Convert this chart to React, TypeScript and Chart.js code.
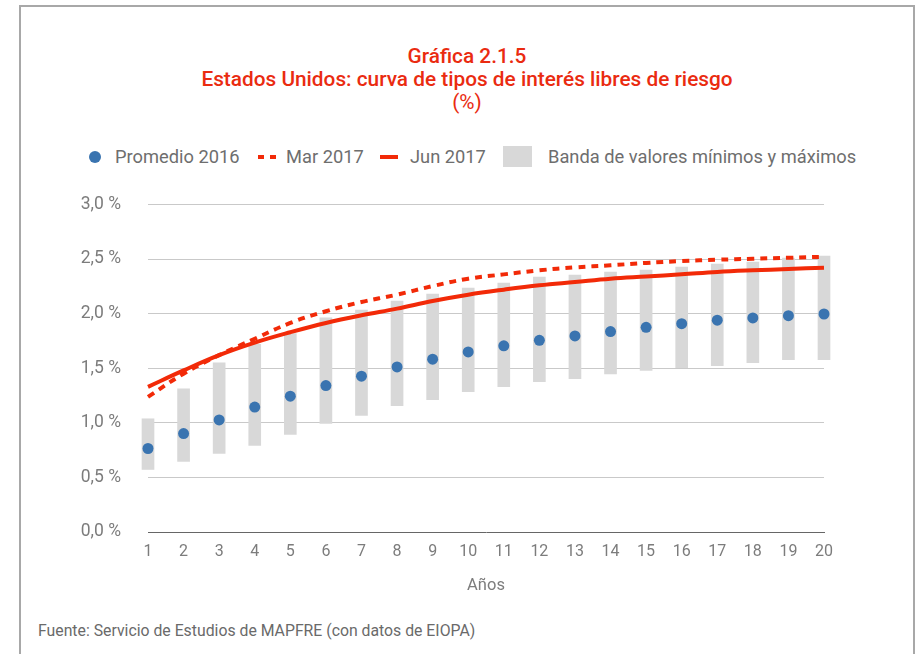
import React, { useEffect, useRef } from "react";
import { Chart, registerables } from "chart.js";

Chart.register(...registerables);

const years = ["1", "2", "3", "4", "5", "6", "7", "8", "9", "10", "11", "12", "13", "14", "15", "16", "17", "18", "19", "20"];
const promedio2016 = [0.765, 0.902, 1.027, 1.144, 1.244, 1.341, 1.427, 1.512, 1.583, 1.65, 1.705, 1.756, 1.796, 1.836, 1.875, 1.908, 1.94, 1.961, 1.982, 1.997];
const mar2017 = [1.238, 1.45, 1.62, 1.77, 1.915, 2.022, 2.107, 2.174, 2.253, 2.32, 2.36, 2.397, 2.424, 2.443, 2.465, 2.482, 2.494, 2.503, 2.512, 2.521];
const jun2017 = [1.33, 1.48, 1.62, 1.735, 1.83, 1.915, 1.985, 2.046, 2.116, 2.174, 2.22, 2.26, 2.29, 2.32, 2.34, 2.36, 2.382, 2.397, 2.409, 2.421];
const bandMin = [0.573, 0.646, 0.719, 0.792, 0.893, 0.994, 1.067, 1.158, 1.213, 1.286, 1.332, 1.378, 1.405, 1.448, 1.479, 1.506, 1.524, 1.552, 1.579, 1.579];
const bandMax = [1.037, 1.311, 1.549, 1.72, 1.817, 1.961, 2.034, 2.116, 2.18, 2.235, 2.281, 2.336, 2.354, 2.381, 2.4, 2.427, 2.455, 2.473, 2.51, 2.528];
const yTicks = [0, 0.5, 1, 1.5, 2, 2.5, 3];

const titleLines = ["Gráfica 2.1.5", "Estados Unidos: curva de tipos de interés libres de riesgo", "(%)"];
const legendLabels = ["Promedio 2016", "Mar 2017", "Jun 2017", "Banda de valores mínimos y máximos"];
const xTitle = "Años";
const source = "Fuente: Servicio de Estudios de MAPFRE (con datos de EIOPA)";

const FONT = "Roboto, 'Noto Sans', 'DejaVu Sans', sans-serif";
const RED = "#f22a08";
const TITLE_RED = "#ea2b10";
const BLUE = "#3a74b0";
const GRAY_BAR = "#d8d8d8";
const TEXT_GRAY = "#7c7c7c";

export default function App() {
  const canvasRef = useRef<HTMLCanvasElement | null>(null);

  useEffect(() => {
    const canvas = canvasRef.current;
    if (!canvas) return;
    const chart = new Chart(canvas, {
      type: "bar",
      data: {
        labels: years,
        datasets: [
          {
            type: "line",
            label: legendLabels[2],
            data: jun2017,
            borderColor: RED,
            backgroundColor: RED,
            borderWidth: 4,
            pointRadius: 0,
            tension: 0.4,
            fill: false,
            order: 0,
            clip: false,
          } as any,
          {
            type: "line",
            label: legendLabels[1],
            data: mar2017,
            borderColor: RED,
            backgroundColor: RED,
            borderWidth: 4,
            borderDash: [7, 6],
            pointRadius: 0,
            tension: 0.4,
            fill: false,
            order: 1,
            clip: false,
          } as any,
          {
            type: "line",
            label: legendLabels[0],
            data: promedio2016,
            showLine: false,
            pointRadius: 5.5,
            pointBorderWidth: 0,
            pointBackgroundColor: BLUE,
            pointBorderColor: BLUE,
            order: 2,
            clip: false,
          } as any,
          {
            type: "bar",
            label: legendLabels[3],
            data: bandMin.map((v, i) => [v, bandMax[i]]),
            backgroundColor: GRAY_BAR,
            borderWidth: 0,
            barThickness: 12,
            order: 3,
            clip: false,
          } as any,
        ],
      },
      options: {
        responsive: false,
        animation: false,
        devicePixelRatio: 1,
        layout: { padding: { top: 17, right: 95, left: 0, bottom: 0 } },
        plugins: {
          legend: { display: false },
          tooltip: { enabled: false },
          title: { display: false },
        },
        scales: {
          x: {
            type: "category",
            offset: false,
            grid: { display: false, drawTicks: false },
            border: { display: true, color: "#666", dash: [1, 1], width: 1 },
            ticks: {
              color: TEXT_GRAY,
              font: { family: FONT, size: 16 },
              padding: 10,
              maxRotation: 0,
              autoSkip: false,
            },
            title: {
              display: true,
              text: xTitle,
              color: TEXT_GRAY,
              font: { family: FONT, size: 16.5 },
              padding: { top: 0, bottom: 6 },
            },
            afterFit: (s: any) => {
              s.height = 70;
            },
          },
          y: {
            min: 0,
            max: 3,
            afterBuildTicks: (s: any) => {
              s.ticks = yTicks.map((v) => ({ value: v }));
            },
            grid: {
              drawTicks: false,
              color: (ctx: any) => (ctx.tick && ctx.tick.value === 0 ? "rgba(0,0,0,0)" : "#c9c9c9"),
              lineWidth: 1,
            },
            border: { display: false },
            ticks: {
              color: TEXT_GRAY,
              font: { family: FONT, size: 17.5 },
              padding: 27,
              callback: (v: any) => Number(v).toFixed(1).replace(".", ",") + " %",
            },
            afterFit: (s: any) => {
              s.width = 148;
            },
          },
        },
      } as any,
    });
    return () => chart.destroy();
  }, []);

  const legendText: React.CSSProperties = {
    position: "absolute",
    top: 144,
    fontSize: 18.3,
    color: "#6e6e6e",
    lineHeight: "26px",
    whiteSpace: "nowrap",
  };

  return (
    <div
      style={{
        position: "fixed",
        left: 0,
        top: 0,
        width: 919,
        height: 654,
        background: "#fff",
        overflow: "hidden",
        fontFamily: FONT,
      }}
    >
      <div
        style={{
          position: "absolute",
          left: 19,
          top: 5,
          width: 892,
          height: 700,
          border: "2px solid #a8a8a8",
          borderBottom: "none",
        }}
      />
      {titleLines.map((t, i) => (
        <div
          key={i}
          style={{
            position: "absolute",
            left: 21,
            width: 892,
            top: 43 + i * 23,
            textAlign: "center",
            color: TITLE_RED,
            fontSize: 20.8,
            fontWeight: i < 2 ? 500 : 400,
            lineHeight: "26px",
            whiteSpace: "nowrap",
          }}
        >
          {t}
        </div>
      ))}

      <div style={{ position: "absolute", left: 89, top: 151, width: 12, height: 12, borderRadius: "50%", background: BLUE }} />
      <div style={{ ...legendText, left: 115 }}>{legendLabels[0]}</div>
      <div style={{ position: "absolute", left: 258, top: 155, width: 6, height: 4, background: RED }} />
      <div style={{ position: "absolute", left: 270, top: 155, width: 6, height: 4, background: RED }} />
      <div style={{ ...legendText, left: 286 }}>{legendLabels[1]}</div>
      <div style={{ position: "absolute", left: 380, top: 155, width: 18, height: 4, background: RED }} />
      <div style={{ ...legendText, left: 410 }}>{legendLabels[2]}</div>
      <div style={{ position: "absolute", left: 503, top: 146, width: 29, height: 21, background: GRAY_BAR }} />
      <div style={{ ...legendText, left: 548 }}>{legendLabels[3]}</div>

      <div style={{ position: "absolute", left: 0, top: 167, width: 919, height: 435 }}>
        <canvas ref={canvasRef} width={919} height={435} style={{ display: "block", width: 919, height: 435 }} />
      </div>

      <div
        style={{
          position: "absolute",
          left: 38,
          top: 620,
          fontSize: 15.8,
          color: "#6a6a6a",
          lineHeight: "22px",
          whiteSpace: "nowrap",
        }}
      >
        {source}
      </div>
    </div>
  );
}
☆ ☆ ☆ ☆ ☆
Leave the pictures out and reproduce exactly the lines from the top of the listing above through the line with "Chart.register(...registerables);".

**Solution to this problem**
Convert this chart to React, TypeScript and Chart.js code.
import React, { useEffect, useRef } from "react";
import { Chart, registerables } from "chart.js";

Chart.register(...registerables);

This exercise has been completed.